At another point, Taylor said: “President Trump did insist that President Zelenskyy go to a microphone and say he is opening investigations of Biden and 2016 election interference, and that President Zelenskyy should want to do this himself.”


The statement released by the White House in response to Taylor’s bombshell testimony feels like it was written on another planet.

“President Trump has done nothing wrong — this is a coordinated smear campaign from far-left lawmakers and radical unelected bureaucrats waging war on the Constitution.” said White House press secretary Stephanie Grisham.

But, like, what? Taylor was handpicked for this role by Secretary of State Mike Pompeo. Prior to that, he had spent decades in the diplomatic corps under Republican and Democratic presidents. He had retired before being personally asked by Pompeo to take over in Ukraine!

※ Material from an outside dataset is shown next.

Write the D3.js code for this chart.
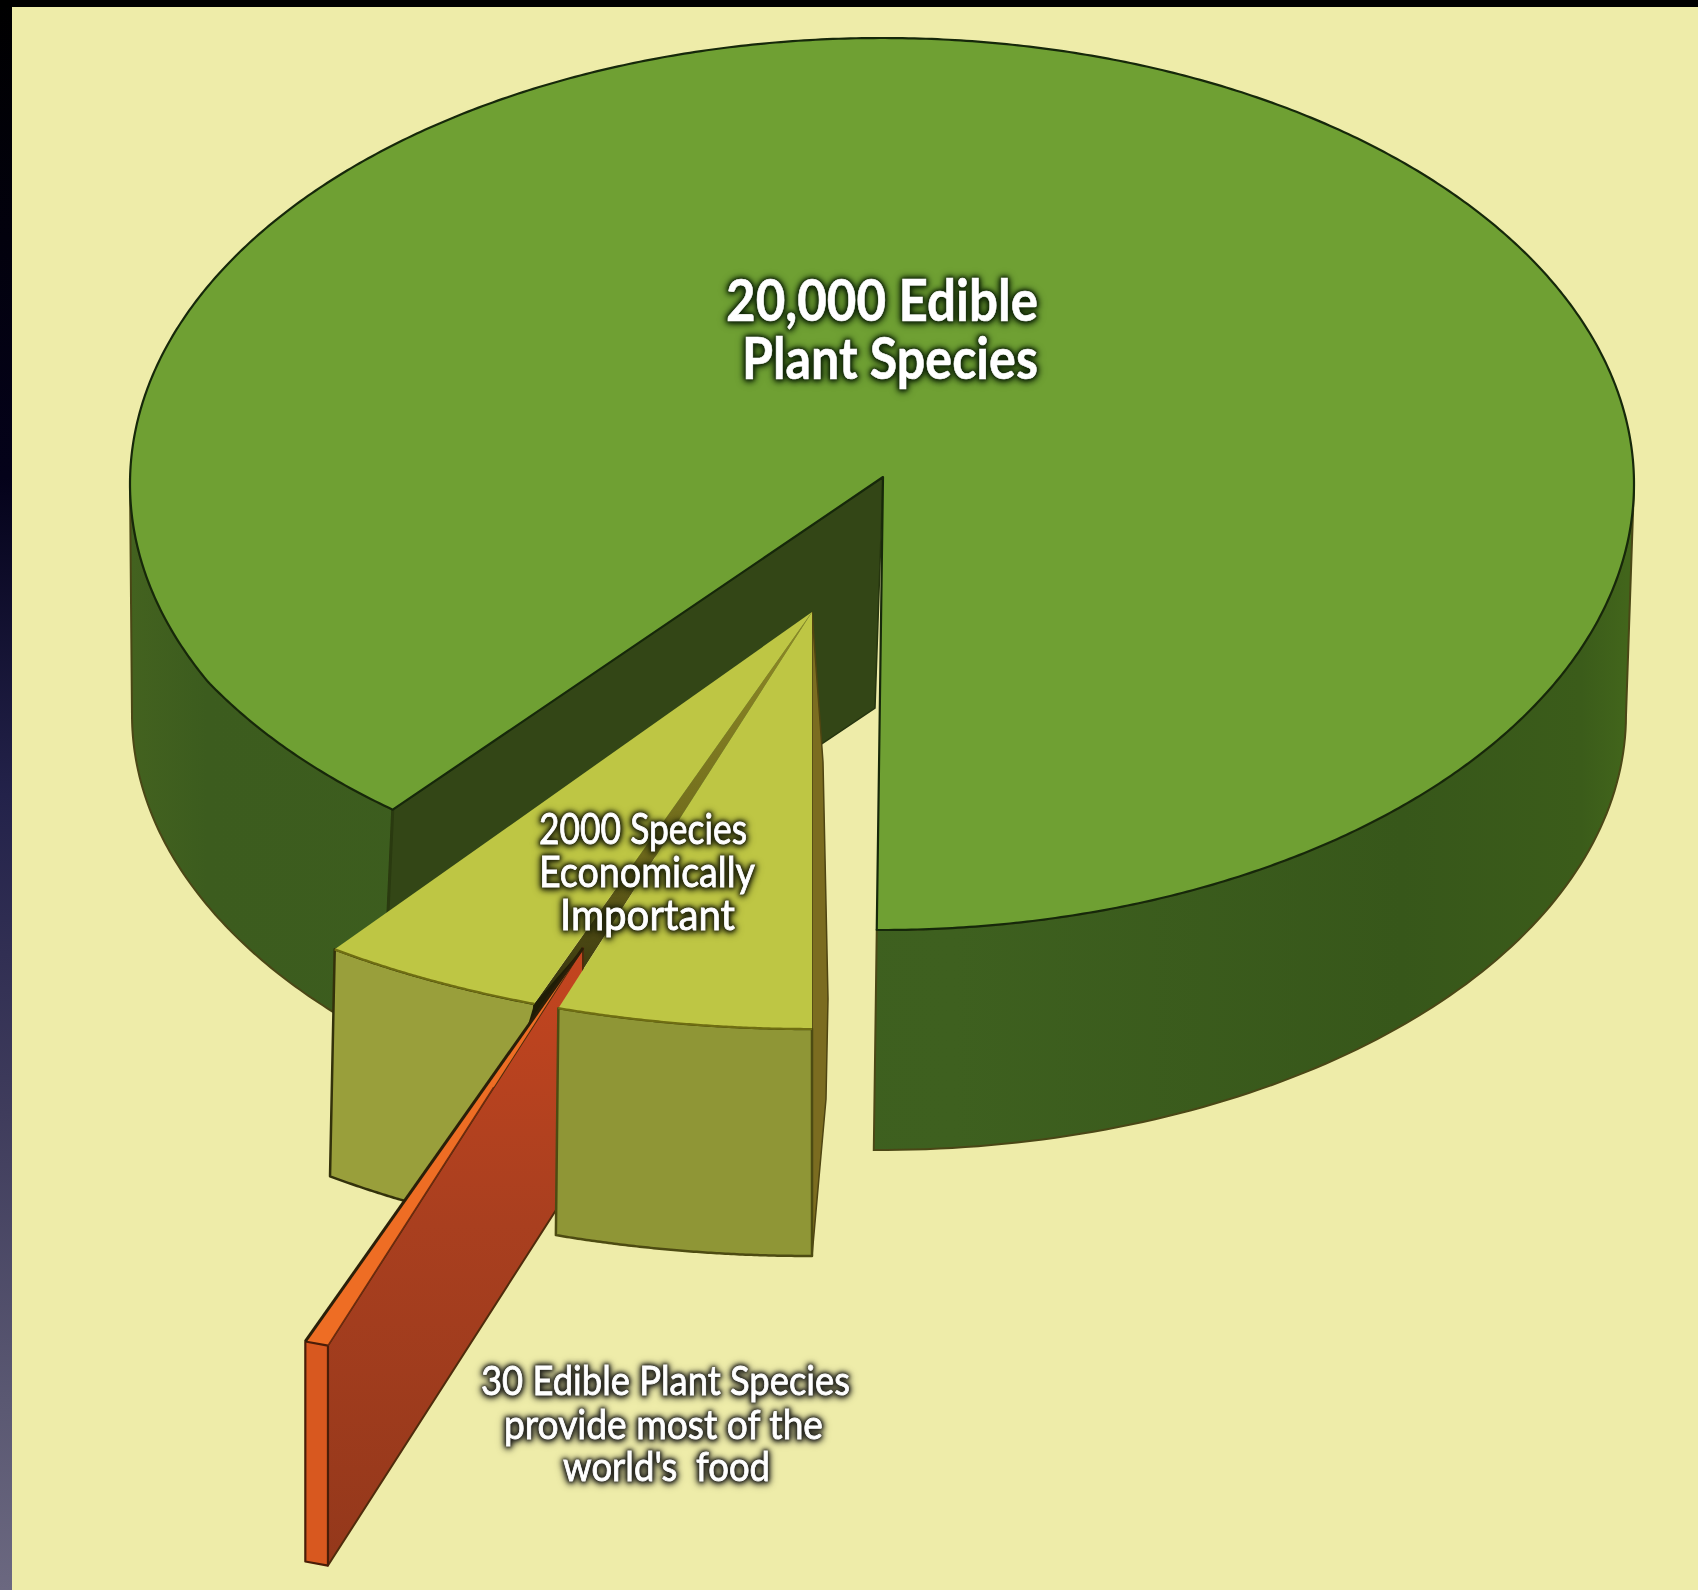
<!DOCTYPE html>
<html>
<head>
<meta charset="utf-8">
<script src="https://cdnjs.cloudflare.com/ajax/libs/d3/7.8.5/d3.min.js"></script>
<style>
  html, body { margin: 0; padding: 0; background: #eeeca9; }
  svg { display: block; }
  text { font-family: Lato, "Open Sans", sans-serif; fill: #fff; white-space: pre; }
</style>
</head>
<body>
<svg id="chart" width="1698" height="1590"></svg>
<script>
// Species counts shown on the pie
const totalSpecies = 20000;
const economicSpecies = 2000;
const stapleSpecies = 30;

// Label text, one array per label
const totalLabel = ["20,000 Edible", "Plant Species"];
const economicLabel = ["2000 Species", "Economically", "Important"];
const stapleLabel = ["30 Edible Plant Species", "provide most of the", "world's  food"];

const W = 1698, H = 1590;
const svg = d3.select("#chart");
const rad = d => d * Math.PI / 180;

// Ellipses for the top and bottom rims of each solid
const mainTop = { cx: 882, cy: 484, rx: 752, ry: 446 };
const mainBottom = { cx: 879, cy: 715, rx: 747, ry: 435 };
const wedgeTop = { cx: 812, cy: 612, rx: 812, ry: 417 };
const wedgeBottom = { cx: 812, cy: 839, rx: 820, ry: 417 };
const slabTop = { cx: 583, cy: 948, rx: 808, ry: 419 };
const slabBottom = { cx: 583, cy: 1168, rx: 808, ry: 419 };

const apex = [883, 477];
const apexFloor = [875, 708];

// Value to sweep angle, with the whole pie standing for every edible species
const sweep = d3.scaleLinear().domain([0, totalSpecies]).range([0, 2 * Math.PI]);

// Pie layout starting at the front of the disc, running clockwise
const pieAngles = d3.pie().sort(null)
  .startAngle(Math.PI).endAngle(3 * Math.PI)([economicSpecies, totalSpecies - economicSpecies]);
const wedgeArc = pieAngles[0];
const mainArc = pieAngles[1];

const notchClearance = rad(5.7);
const mainStart = mainArc.startAngle + notchClearance;
const mainEnd = mainArc.endAngle + rad(0.4);

// The thin slab is given a minimum sweep so it stays visible
const slabStart = rad(198.4);
const slabEnd = slabStart + Math.max(sweep(stapleSpecies), rad(1.7));
const grooveStart = rad(198.2);
const grooveEnd = rad(200);

const pt = (e, t) => [e.cx + e.rx * Math.sin(t), e.cy - e.ry * Math.cos(t)];
const rim = (e, t0, t1, n = 90) =>
  d3.range(n + 1).map(i => pt(e, t0 + (t1 - t0) * i / n));
const line = d3.line();
const closed = pts => line(pts) + "Z";
const lerp = (a, b, f) => [a[0] + (b[0] - a[0]) * f, a[1] + (b[1] - a[1]) * f];

// The disc rim draws in slightly as it approaches the notch corner
const pinchSpan = rad(22);
const pinched = t => {
  const s = 1 - 0.022 * Math.max(0, 1 - (t - mainStart) / pinchSpan);
  const p = pt(mainTop, t);
  return [mainTop.cx + (p[0] - mainTop.cx) * s, mainTop.cy + (p[1] - mainTop.cy) * s];
};
const mainRim = (t0, t1, n = 360) =>
  d3.range(n + 1).map(i => pinched(t0 + (t1 - t0) * i / n));

// Definitions
const defs = svg.append("defs");
function gradient(id, x1, y1, x2, y2, stops) {
  const g = defs.append("linearGradient").attr("id", id)
    .attr("x1", x1).attr("y1", y1).attr("x2", x2).attr("y2", y2);
  stops.forEach(([o, c]) => g.append("stop").attr("offset", o).attr("stop-color", c));
}
gradient("edge", 0, 0, 0, 1, [[0, "#000000"], [0.3, "#04021a"], [0.5, "#23224a"], [0.7, "#3f3c5c"], [0.88, "#5a5872"], [1, "#6b6880"]]);
gradient("mainWallFill", mainBottom.cx - mainBottom.rx, 0, mainBottom.cx + mainBottom.rx, 0,
  [[0, "#43621f"], [0.05, "#3c5c1e"], [0.55, "#3e601f"], [0.85, "#37571a"], [0.97, "#3b5c1a"], [1, "#42651b"]]);
defs.select("#mainWallFill").attr("gradientUnits", "userSpaceOnUse");
gradient("faceFill", 0, 0, 0, 1, [[0, "#c4451f"], [0.45, "#a93f1f"], [1, "#94381b"]]);
gradient("grooveFill", 0, 0, 0, 1, [[0, "#8f8a26"], [0.6, "#6f6a1c"], [1, "#2e2c0c"]]);

// Page background and the frame along the top and left
svg.append("rect").attr("width", W).attr("height", H).attr("fill", "#eeeca9");
svg.append("rect").attr("width", 12).attr("height", H).attr("fill", "url(#edge)");
svg.append("rect").attr("width", W).attr("height", 7).attr("fill", "#000");

const rimDark = "#16280a";
const wallEdge = "#4a4716";

// Outer wall of the main disc, both visible stretches
const frontRight = mainEnd - 2 * Math.PI;
const rightWall = rim(mainTop, rad(90), frontRight).concat(rim(mainBottom, frontRight, rad(90)));
const leftWall = mainRim(mainStart, rad(270)).concat(rim(mainBottom, rad(270), mainStart));
[rightWall, leftWall].forEach(p => {
  svg.append("path").attr("d", closed(p))
    .attr("fill", "url(#mainWallFill)").attr("stroke", wallEdge).attr("stroke-width", 2);
});

// Cut face inside the notch
const tip = pinched(mainStart);
const tipFloor = pt(mainBottom, mainStart);
svg.append("path").attr("d", closed([apex, tip, tipFloor, apexFloor]))
  .attr("fill", "#334616").attr("stroke", "#26350f").attr("stroke-width", 1.5);
svg.append("path").attr("d", line([tip, tipFloor])).attr("stroke", "#2a3a10").attr("stroke-width", 3).attr("fill", "none");

// Top of the main disc
svg.append("path")
  .attr("d", closed([apex].concat(mainRim(mainStart, mainEnd, 720))))
  .attr("fill", "#6fa033").attr("stroke", rimDark).attr("stroke-width", 2.2).attr("stroke-linejoin", "round");

// Economic wedge: left wall
const wedgeFarT = wedgeArc.endAngle;
const leftPiece = rim(wedgeTop, grooveEnd, wedgeFarT).concat(rim(wedgeBottom, wedgeFarT, grooveEnd));
svg.append("path").attr("d", closed(leftPiece))
  .attr("fill", "#999f3b").attr("stroke", "#33310b").attr("stroke-width", 2.5).attr("stroke-linejoin", "round");

// Narrow cut face along the right of the wedge
const centre = [wedgeTop.cx, wedgeTop.cy];
const wedgeCorner = pt(wedgeTop, wedgeArc.startAngle);
const wedgeFloor = pt(wedgeBottom, wedgeArc.startAngle);
svg.append("path").attr("d", closed([
    centre,
    [wedgeTop.cx + 11, wedgeTop.cy + 150],
    [wedgeTop.cx + 16, wedgeCorner[1] - 30],
    [wedgeTop.cx + 14, wedgeCorner[1] + 70],
    wedgeFloor
  ]))
  .attr("fill", "#7b6c20").attr("stroke", "#4f4512").attr("stroke-width", 1.5);

// Groove left behind where the slab was pulled out
const grooveRight = pt(wedgeTop, grooveStart);
const grooveLeft = pt(wedgeTop, grooveEnd);
svg.append("path").attr("d", closed([centre, grooveRight, grooveLeft]))
  .attr("fill", "url(#grooveFill)");

// Side of the slab
const slabA = pt(slabTop, slabStart);
const slabB = pt(slabTop, slabEnd);
const slabAF = pt(slabBottom, slabStart);
const slabBF = pt(slabBottom, slabEnd);
const slabC = [slabTop.cx, slabTop.cy];
const slabCF = [slabBottom.cx, slabBottom.cy];

// Shadow where the slab meets the left wedge wall
svg.append("path").attr("d", closed([slabC, grooveLeft, lerp(slabC, slabB, 0.2)]))
  .attr("fill", "#1f1d06");

svg.append("path").attr("d", closed([slabC, slabA, slabAF, slabCF]))
  .attr("fill", "url(#faceFill)").attr("stroke", "#4f2c0c").attr("stroke-width", 2).attr("stroke-linejoin", "round");

// Right part of the wedge wall and the two wedge tops, over the slab side
const rightPiece = rim(wedgeTop, wedgeArc.startAngle, grooveStart).concat(rim(wedgeBottom, grooveStart, wedgeArc.startAngle));
svg.append("path").attr("d", closed(rightPiece))
  .attr("fill", "#8f9636").attr("stroke", "#4d4b12").attr("stroke-width", 2.5).attr("stroke-linejoin", "round");

const wedgeLeftTop = [centre].concat(rim(wedgeTop, grooveEnd, wedgeFarT));
const wedgeRightTop = [centre].concat(rim(wedgeTop, wedgeArc.startAngle, grooveStart));
[wedgeLeftTop, wedgeRightTop].forEach(p => {
  svg.append("path").attr("d", closed(p)).attr("fill", "#bec644");
  svg.append("path").attr("d", line(p.slice(1))).attr("fill", "none")
    .attr("stroke", "#6f6e12").attr("stroke-width", 2.2);
});

// Slab: top strip and front face
svg.append("path").attr("d", closed([slabC, slabB, slabA]))
  .attr("fill", "#ee6d24");
svg.append("path").attr("d", closed([slabB, slabA, slabAF, slabBF]))
  .attr("fill", "#d8581f").attr("stroke", "#4a1d08").attr("stroke-width", 2.2).attr("stroke-linejoin", "round");
svg.append("path").attr("d", line([slabC, slabB])).attr("stroke", "#2a1f08").attr("stroke-width", 3).attr("fill", "none");
svg.append("path").attr("d", line([lerp(slabC, slabA, 0.35), slabA])).attr("stroke", "#6d2a0e").attr("stroke-width", 1.5).attr("fill", "none");

// Labels, each line fitted to its measured width
const labelLayout = [
  { lines: totalLabel, size: 57, weight: 700, edge: 0.6, glow: "#122808", starts: [726, 742], widths: [312, 296], bases: [321, 379] },
  { lines: economicLabel, size: 42, weight: 400, edge: 0.9, glow: "#23260a", starts: [539, 539, 560], widths: [208, 216, 175], bases: [844, 887, 930] },
  { lines: stapleLabel, size: 41, weight: 400, edge: 0.9, glow: "#26261f", starts: [481, 504, 563], widths: [369, 319, 207], bases: [1395, 1439, 1481] }
];
labelLayout.forEach(l => {
  svg.append("g")
    .style("filter", `drop-shadow(0 0 1.5px ${l.glow}) drop-shadow(0 0 2.5px ${l.glow}) drop-shadow(0 1px 3px ${l.glow})`)
    .selectAll("text").data(l.lines).join("text")
    .attr("x", (d, i) => l.starts[i])
    .attr("y", (d, i) => l.bases[i])
    .attr("textLength", (d, i) => l.widths[i])
    .attr("lengthAdjust", "spacingAndGlyphs")
    .attr("font-size", l.size)
    .attr("font-weight", l.weight)
    .attr("stroke", "#fff")
    .attr("stroke-width", l.edge)
    .text(d => d);
});
</script>
</body>
</html>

Plus, ask yourself this: Why would Taylor lie under oath? He so hates Trump — despite zero evidence in his background that that’s the case — that he’s willing to commit a felony? To what end?

If the Taylor testimony was all that happened over these last few days, that would be enough! But, it’s far from the only thing!

On Tuesday morning, Trump compared the impeachment investigation to a lynching.

On Saturday night, he reversed a decision announced by acting White House chief of staff Mick Mulvaney just days before that the G7 conference would be held at his Doral resort in 2020.

And Trump continues to deal with the fallout from his decision to withdraw American troops from northern Syria, and Turkey’s subsequent invasion.

Republicans have criticized Trump publicly for all three moves, a marked change from the usual ostrich-head-in-the-sand tactic they have taken in the past when it comes to what Trump says and does. And there have been a growing number of cracks in the unquestioning GOP support for Trump. Rep. Francis Rooney, R-Florida, said he was open to the possibility of supporting a formal impeachment investigation. (He announced his retirement 24 hours later.) Former Ohio Gov. John Kasich said within the last week he believes Trump needs to be impeached and removed from office. Utah Sen. Mitt Romney has been open about his concerns about the Ukraine deal and is reportedly been preparing for a Senate impeachment trial.

But, but, but. The vast majority of congressional Republicans continue to stand behind Trump — due in no small part to their fear that stepping out on a limb to say he needs to go (or even that the impeachment inquiry is the right thing to do) will lead to the President singling them out and ending their political careers.

Remember, however: Everyone — everyone — has a breaking point. And it’s hard to see how at least some congressional Republicans aren’t very near theirs after this week. And it’s only Wednesday.